Is this the most likely scenario? Almost any scenario at this point seems wild and unpredictable, and I’m sure you can quibble with any number of the possible assumptions here. If Rubio finishes third in New Hampshire, third or fourth in Iowa and South Carolina and second or third in Nevada, he may find himself too far back to stage the post-March 1 comeback his likely strategy envisions.
It remains ironic that Rubio, having built his career in Florida as a conservative insurgent and scourge of the Charlie Crist establishment, is likely to find himself in a position where his path to the nomination will require courting moderate voters and winning blue states in the Northeast, Midwest and West Coast. And of course, the whole map looks different if we are assuming that there’s a race into mid-March that isn’t predominantly a Rubio-Cruz matchup.

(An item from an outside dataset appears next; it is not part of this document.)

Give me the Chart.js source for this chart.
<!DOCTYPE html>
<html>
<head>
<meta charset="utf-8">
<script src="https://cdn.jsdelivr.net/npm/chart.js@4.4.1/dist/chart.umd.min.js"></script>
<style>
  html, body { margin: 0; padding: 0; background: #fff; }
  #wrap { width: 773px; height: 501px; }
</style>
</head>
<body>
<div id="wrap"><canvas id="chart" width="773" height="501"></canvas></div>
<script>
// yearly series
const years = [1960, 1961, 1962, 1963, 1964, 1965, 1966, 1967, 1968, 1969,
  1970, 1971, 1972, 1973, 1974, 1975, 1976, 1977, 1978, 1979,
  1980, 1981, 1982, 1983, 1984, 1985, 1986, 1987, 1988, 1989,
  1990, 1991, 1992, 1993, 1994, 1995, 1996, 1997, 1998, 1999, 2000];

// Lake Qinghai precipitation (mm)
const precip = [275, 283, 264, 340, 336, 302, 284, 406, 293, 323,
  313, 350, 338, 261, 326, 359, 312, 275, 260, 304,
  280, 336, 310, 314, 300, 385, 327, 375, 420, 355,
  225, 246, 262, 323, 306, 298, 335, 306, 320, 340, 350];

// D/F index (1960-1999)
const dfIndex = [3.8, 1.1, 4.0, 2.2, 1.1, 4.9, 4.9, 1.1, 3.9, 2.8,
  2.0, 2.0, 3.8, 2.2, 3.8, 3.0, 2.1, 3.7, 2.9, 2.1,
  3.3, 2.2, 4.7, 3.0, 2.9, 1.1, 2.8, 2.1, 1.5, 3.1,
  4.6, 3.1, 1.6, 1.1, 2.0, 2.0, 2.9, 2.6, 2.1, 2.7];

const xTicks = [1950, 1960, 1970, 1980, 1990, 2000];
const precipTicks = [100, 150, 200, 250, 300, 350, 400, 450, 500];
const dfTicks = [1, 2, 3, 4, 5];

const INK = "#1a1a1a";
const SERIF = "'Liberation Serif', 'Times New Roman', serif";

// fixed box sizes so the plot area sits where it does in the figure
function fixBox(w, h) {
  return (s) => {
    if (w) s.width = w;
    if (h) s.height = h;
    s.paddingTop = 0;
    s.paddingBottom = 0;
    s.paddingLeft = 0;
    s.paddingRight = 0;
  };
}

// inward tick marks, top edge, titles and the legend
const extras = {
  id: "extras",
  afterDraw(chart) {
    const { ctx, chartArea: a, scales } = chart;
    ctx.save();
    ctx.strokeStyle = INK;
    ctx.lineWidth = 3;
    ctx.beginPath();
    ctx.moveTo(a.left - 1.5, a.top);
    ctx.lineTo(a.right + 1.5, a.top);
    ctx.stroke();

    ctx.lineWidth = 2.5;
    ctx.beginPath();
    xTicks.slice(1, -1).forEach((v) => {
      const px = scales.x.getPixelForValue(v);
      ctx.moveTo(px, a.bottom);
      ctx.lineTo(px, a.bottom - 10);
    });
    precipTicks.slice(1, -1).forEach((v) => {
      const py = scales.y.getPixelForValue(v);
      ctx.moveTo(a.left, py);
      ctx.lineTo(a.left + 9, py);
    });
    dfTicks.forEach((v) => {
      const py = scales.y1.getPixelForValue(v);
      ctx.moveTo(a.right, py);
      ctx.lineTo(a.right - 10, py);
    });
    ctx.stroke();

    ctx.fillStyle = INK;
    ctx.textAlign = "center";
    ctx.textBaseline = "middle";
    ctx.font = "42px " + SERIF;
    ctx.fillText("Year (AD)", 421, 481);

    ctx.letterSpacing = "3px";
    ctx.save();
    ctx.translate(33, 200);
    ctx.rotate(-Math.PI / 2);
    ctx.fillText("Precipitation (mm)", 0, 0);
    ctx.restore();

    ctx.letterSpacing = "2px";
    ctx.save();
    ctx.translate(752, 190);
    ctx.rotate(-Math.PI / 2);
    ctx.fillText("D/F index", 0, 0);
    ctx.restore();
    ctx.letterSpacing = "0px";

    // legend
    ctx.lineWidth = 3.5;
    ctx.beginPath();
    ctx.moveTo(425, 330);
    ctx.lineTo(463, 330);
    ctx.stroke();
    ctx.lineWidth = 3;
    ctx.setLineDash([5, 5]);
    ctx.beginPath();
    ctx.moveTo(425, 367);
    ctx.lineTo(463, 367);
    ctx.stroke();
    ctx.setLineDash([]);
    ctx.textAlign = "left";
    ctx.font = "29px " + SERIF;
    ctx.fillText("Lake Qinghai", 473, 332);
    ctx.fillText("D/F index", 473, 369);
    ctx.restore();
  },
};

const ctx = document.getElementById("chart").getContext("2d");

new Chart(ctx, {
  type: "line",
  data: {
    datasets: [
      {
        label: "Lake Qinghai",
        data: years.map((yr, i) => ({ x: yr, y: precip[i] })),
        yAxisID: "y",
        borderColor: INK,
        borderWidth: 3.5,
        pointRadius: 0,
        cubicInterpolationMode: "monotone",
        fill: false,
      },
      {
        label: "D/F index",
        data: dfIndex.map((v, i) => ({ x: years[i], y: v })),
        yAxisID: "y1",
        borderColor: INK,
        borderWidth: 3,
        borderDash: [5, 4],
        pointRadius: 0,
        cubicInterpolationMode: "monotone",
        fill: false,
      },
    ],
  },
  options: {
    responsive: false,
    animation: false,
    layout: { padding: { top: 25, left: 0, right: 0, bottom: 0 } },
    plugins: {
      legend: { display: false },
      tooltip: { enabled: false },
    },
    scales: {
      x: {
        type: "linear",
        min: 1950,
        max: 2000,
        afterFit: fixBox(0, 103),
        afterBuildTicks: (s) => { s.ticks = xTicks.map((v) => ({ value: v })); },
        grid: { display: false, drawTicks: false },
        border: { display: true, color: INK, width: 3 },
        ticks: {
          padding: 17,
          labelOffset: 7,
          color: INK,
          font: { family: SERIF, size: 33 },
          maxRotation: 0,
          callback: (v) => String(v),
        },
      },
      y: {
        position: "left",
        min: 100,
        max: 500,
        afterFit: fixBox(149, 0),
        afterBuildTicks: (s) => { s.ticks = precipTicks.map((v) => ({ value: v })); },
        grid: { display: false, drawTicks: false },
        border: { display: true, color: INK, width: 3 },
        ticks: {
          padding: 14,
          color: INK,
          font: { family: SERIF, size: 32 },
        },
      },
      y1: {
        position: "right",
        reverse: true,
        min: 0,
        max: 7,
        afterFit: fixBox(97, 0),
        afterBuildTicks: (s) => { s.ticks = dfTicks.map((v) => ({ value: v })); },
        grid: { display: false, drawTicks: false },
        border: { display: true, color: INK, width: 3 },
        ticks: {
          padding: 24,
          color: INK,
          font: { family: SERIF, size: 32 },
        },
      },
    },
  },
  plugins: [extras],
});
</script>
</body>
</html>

If there’s one thing to take away from all this, it’s that the path to the GOP nomination runs through the Midwest. If one candidate can win Ohio, Michigan, Pennsylvania, Wisconsin and Illinois, that candidate will be very hard to beat. If you are Ted Cruz, your goal should be to make sure that the one candidate who could really threaten to beat him there by unifying moderate and establishment voters and winning a critical mass of conservatives has already been put out of commission by March 8. And that, as much as anything, is why Rubio and Cruz are at each other’s throats right now.